═══ DATA PROVIDED ═══

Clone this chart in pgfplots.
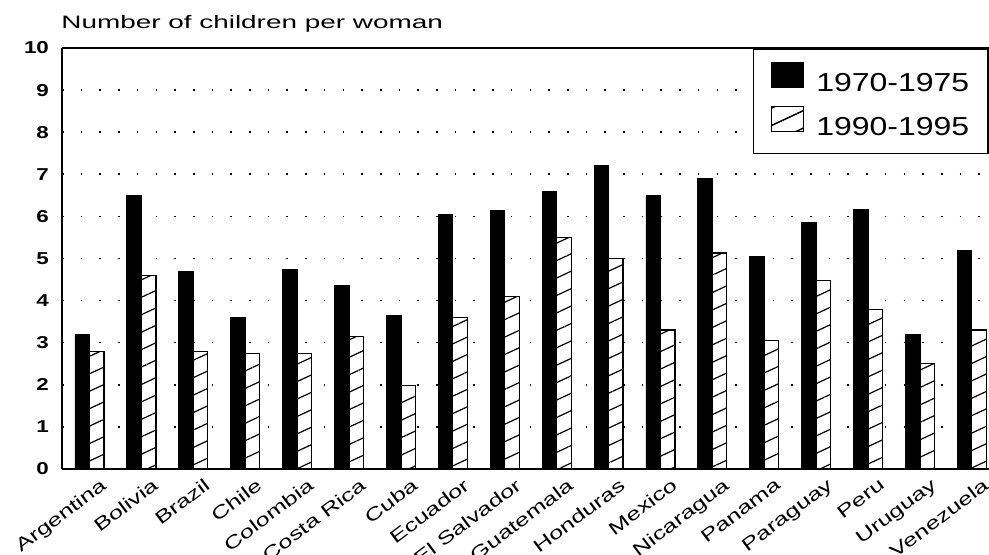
\documentclass[border=0pt]{standalone}
\usepackage{fontspec}
\setmainfont{Liberation Sans}
\usepackage{graphicx}
\usepackage{pgfplots}
\pgfplotsset{compat=1.18}
\usetikzlibrary{patterns.meta}

% stretched text, as in the scanned original
\newcommand{\wide}[2]{\scalebox{#1}[1]{#2}}

\pgfplotstableread{
idx a b
0 3.2 2.8
1 6.5 4.6
2 4.7 2.8
3 3.6 2.75
4 4.75 2.75
5 4.35 3.15
6 3.65 1.98
7 6.05 3.6
8 6.15 4.1
9 6.6 5.5
10 7.2 5.0
11 6.5 3.3
12 6.9 5.13
13 5.05 3.05
14 5.85 4.47
15 6.17 3.78
16 3.2 2.5
17 5.2 3.3
}\fert

\begin{document}
\begin{tikzpicture}
\useasboundingbox (-31pt,-43pt) rectangle (463.5pt,234.5pt);
\begin{axis}[
  at={(0,0)}, anchor=south west,
  width=463.5pt, height=210.5pt, scale only axis,
  ybar=0pt, bar width=0.28,
  xmin=-0.53, xmax=17.33,
  ymin=0, ymax=10,
  ytick={0,...,10},
  yticklabels={\wide{1.3}{0},\wide{1.3}{1},\wide{1.3}{2},\wide{1.3}{3},\wide{1.3}{4},\wide{1.3}{5},\wide{1.3}{6},\wide{1.3}{7},\wide{1.3}{8},\wide{1.3}{9},\wide{1.3}{10}},
  xtick={0,...,17},
  xticklabels={\wide{1.4}{Argentina},\wide{1.4}{Bolivia},\wide{1.4}{Brazil},\wide{1.4}{Chile},\wide{1.4}{Colombia},\wide{1.4}{Costa Rica},\wide{1.4}{Cuba},\wide{1.4}{Ecuador},\wide{1.4}{El Salvador},\wide{1.4}{Guatemala},\wide{1.4}{Honduras},\wide{1.4}{Mexico},\wide{1.4}{Nicaragua},\wide{1.4}{Panama},\wide{1.4}{Paraguay},\wide{1.4}{Peru},\wide{1.4}{Uruguay},\wide{1.4}{Venezuela}},
  axis x line*=bottom, axis y line*=left,
  axis line style={line width=0.8pt},
  major tick length=0pt,
  yticklabel style={font=\fontsize{8.6}{10}\selectfont\bfseries, xshift=-3pt},
  xticklabel style={font=\fontsize{9}{11}\selectfont, xshift=5pt, yshift=-4pt, rotate=37, anchor=north east, inner sep=0pt},
  ymajorgrids,
  major grid style={black, line width=0.8pt, dash pattern=on 0.8pt off 8.55pt},
  legend style={at={(axis description cs:1,1)}, anchor=north east, draw=black, line width=0.8pt,
    inner xsep=8.5pt, inner ysep=6.5pt, row sep=5pt, column sep=5pt,
    font=\fontsize{13}{15}\selectfont,
    nodes={inner sep=1pt}},
  legend cell align=left,
  extra description/.code={\draw[line width=0.9pt] (0,1) -- (1,1);},
]
\addplot[fill=black, draw=black,
  legend image code/.code={\draw[fill=black,draw=black] (0pt,-2pt) rectangle (16pt,10.5pt);}]
  table[x=idx, y=a] {\fert};
\addplot[fill=white, draw=black, line width=0.6pt,
  postaction={pattern={Lines[angle=25, distance=7.9pt, line width=0.6pt]}},
  legend image code/.code={\draw[fill=white,draw=black,line width=0.6pt,postaction={pattern={Lines[angle=25, distance=7.9pt, line width=0.6pt]}}] (0pt,-2pt) rectangle (16pt,10.5pt);}]
  table[x=idx, y=b] {\fert};
\legend{\wide{1.23}{1970-1975},\wide{1.23}{1990-1995}}
\end{axis}
\node[anchor=base west, inner sep=0pt, font=\fontsize{9}{11}\selectfont] at (-0.5pt,220pt) {\wide{1.55}{Number of children per woman}};
\end{tikzpicture}
\end{document}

═══

**WHAT IS ASKED**:
Copy out all the data without changing anything, and drop the pictures.

**CORRECT OUTPUT**:
Clone this chart in pgfplots.
\documentclass[border=0pt]{standalone}
\usepackage{fontspec}
\setmainfont{Liberation Sans}
\usepackage{graphicx}
\usepackage{pgfplots}
\pgfplotsset{compat=1.18}
\usetikzlibrary{patterns.meta}

% stretched text, as in the scanned original
\newcommand{\wide}[2]{\scalebox{#1}[1]{#2}}

\pgfplotstableread{
idx a b
0 3.2 2.8
1 6.5 4.6
2 4.7 2.8
3 3.6 2.75
4 4.75 2.75
5 4.35 3.15
6 3.65 1.98
7 6.05 3.6
8 6.15 4.1
9 6.6 5.5
10 7.2 5.0
11 6.5 3.3
12 6.9 5.13
13 5.05 3.05
14 5.85 4.47
15 6.17 3.78
16 3.2 2.5
17 5.2 3.3
}\fert

\begin{document}
\begin{tikzpicture}
\useasboundingbox (-31pt,-43pt) rectangle (463.5pt,234.5pt);
\begin{axis}[
  at={(0,0)}, anchor=south west,
  width=463.5pt, height=210.5pt, scale only axis,
  ybar=0pt, bar width=0.28,
  xmin=-0.53, xmax=17.33,
  ymin=0, ymax=10,
  ytick={0,...,10},
  yticklabels={\wide{1.3}{0},\wide{1.3}{1},\wide{1.3}{2},\wide{1.3}{3},\wide{1.3}{4},\wide{1.3}{5},\wide{1.3}{6},\wide{1.3}{7},\wide{1.3}{8},\wide{1.3}{9},\wide{1.3}{10}},
  xtick={0,...,17},
  xticklabels={\wide{1.4}{Argentina},\wide{1.4}{Bolivia},\wide{1.4}{Brazil},\wide{1.4}{Chile},\wide{1.4}{Colombia},\wide{1.4}{Costa Rica},\wide{1.4}{Cuba},\wide{1.4}{Ecuador},\wide{1.4}{El Salvador},\wide{1.4}{Guatemala},\wide{1.4}{Honduras},\wide{1.4}{Mexico},\wide{1.4}{Nicaragua},\wide{1.4}{Panama},\wide{1.4}{Paraguay},\wide{1.4}{Peru},\wide{1.4}{Uruguay},\wide{1.4}{Venezuela}},
  axis x line*=bottom, axis y line*=left,
  axis line style={line width=0.8pt},
  major tick length=0pt,
  yticklabel style={font=\fontsize{8.6}{10}\selectfont\bfseries, xshift=-3pt},
  xticklabel style={font=\fontsize{9}{11}\selectfont, xshift=5pt, yshift=-4pt, rotate=37, anchor=north east, inner sep=0pt},
  ymajorgrids,
  major grid style={black, line width=0.8pt, dash pattern=on 0.8pt off 8.55pt},
  legend style={at={(axis description cs:1,1)}, anchor=north east, draw=black, line width=0.8pt,
    inner xsep=8.5pt, inner ysep=6.5pt, row sep=5pt, column sep=5pt,
    font=\fontsize{13}{15}\selectfont,
    nodes={inner sep=1pt}},
  legend cell align=left,
  extra description/.code={\draw[line width=0.9pt] (0,1) -- (1,1);},
]
\addplot[fill=black, draw=black,
  legend image code/.code={\draw[fill=black,draw=black] (0pt,-2pt) rectangle (16pt,10.5pt);}]
  table[x=idx, y=a] {\fert};
\addplot[fill=white, draw=black, line width=0.6pt,
  postaction={pattern={Lines[angle=25, distance=7.9pt, line width=0.6pt]}},
  legend image code/.code={\draw[fill=white,draw=black,line width=0.6pt,postaction={pattern={Lines[angle=25, distance=7.9pt, line width=0.6pt]}}] (0pt,-2pt) rectangle (16pt,10.5pt);}]
  table[x=idx, y=b] {\fert};
\legend{\wide{1.23}{1970-1975},\wide{1.23}{1990-1995}}
\end{axis}
\node[anchor=base west, inner sep=0pt, font=\fontsize{9}{11}\selectfont] at (-0.5pt,220pt) {\wide{1.55}{Number of children per woman}};
\end{tikzpicture}
\end{document}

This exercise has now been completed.